# Train show pick-ups



## flyernut (Oct 31, 2010)

Picked up a nice 928 log car with gray base, a 645 work caboose, and a bunch of real nice standard gauge track..No pixs


----------



## mopac (Feb 24, 2011)

The work cabooses are one of my favorite Gilbert cars. Congrats on the scores.


----------



## Big Ed (Jun 16, 2009)

flyernut said:


> Picked up a nice 928 log car with gray base, a 645 work caboose, and a bunch of real nice standard gauge track..No pixs


No pix's? 
Now you know what that means.


----------



## alaft61ri (Oct 11, 2019)

Can't wait to see pics nice score.


----------



## flyernut (Oct 31, 2010)

mopac said:


> The work cabooses are one of my favorite Gilbert cars. Congrats on the scores.

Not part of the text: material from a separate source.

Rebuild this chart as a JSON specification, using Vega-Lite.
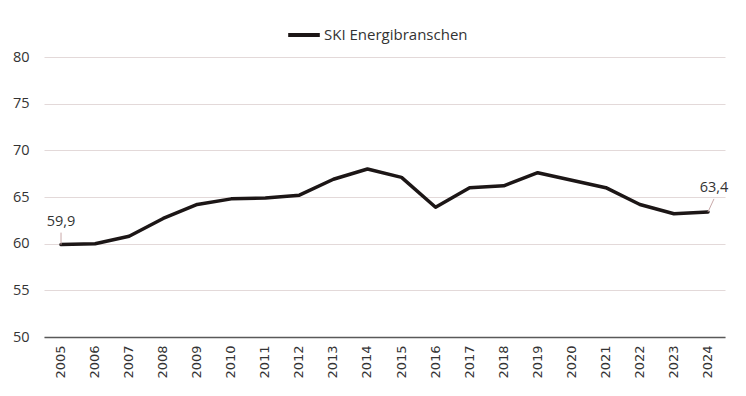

I always look out for the wide radius curves for you buddy, hard to find.


----------



## mopac (Feb 24, 2011)

I just need 1 more piece. If I have to, I can make one out of 2 Gilbert pieces. I do appreciate the effort. Thanks.

Ed, I know what is coming. LOL.


----------



## flyernut (Oct 31, 2010)

alaft61ri said:


> Can't wait to see pics nice score.


Pixs will have to wait, I'm under the weather pretty bad...


----------



## alaft61ri (Oct 11, 2019)

Ok take care your self that's number 1.


----------